When the federal government expanded the deferred action program, it is allowing undocumented students who were brought to this country at a young age to obtain legal status and an employment authorization card.
When the Advancing Students for a Stronger Economy Tomorrow Bill or ASSET passed through the Colorado House and Senate, it lifted a financial barrier by allowing undocumented students to obtain in-state tuition. But, the final question had always been, can families of undocumented students still afford college?
"I feel like every undocumented student has a point where they are like, 'Do I keep going or do I just give up?'" Saucedo said.
The Denver Scholarship Foundation is working to change that. Not only did the non-profit change its policy to make undocumented students eligible for its scholarship program, Dr. Nate Easley, DSF's executive director, made a significant announcement Wednesday morning.
"An anonymous donor has given the Denver Scholarship Foundation $2 million specifically to help students with deferred action," Easley said.
Easley says the money will be used to develop a financial aid program within DSF because students under deferred action are still not eligible for federal financial aid.
"This was a complete surprise," Easley said. "If I made a donation like that, I'd want everyone to know. But, this person said, 'No, I'm not doing this to be popular. I'm doing this for the students.' So, it really touched me."
To qualify for the scholarship, students have to attend a Denver high school for four years with a grade point average of at least 2.0. Undocumented students would just have to confirm their deferred action status. If you want see the requirements, click here: http://www.denverscholarship.org/.
Denver Superintendent Tom Boasberg says this represents a shift in Colorado culture.

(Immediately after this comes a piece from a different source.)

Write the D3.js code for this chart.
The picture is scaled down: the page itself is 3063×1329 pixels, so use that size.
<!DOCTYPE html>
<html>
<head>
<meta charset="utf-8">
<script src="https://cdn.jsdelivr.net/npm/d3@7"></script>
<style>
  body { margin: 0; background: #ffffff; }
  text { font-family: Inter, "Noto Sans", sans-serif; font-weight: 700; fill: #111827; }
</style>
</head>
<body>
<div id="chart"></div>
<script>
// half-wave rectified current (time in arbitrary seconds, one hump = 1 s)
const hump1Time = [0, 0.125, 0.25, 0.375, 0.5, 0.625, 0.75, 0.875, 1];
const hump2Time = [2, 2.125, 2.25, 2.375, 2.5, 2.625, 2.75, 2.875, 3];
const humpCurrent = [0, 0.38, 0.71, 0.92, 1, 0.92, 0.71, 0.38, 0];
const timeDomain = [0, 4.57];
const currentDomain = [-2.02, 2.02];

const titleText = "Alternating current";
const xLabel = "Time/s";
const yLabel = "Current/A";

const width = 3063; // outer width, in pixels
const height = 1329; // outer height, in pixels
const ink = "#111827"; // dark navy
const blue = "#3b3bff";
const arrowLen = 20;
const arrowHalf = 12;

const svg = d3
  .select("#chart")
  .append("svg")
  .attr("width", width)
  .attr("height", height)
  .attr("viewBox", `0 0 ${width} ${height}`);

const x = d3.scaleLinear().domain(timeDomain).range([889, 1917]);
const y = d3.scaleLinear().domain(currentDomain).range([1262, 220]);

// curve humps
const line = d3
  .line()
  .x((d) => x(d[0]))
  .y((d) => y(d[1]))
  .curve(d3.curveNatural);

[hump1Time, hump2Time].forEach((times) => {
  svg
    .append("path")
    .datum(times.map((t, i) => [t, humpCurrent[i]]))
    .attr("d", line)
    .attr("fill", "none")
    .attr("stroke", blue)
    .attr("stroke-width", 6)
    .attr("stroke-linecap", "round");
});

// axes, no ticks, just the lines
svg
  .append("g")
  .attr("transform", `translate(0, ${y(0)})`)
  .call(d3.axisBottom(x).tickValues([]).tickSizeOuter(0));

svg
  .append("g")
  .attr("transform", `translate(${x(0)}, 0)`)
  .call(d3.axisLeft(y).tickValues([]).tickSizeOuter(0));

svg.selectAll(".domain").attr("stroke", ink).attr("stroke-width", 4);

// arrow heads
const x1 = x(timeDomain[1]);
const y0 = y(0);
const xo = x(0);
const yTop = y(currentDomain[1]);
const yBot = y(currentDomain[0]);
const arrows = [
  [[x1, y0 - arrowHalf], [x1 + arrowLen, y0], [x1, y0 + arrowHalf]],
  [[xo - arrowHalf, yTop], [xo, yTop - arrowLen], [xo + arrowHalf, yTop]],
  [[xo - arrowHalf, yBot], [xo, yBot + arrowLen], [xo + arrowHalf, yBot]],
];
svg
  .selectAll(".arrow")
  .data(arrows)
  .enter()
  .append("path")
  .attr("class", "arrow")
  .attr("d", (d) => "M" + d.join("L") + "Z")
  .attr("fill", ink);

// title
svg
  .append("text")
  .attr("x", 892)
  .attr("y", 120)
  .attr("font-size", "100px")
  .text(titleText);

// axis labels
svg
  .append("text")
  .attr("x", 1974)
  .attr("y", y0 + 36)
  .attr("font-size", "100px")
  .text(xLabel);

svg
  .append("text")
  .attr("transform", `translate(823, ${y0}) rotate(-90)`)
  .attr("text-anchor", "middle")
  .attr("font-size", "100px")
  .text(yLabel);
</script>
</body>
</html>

"That is changed. That is going to be different now and the lives of these young people will be different," Boasberg said. "I think this is an enormous step forward for our state. We've struggled with this for many years."
Carrillo says this gives her hope that she can achieve her goal of graduating from college.
"It just feels like things are going to get better," Carrillo said. "I don't think anyone has ever done something for us like that, you know."
Saucedo says it helps her believe that her family can truly achieve the American dream.
"The world is changing and there are new opportunities," Saucedo said. "The meaning behind me going to college is that my parents' sacrifice was worth it."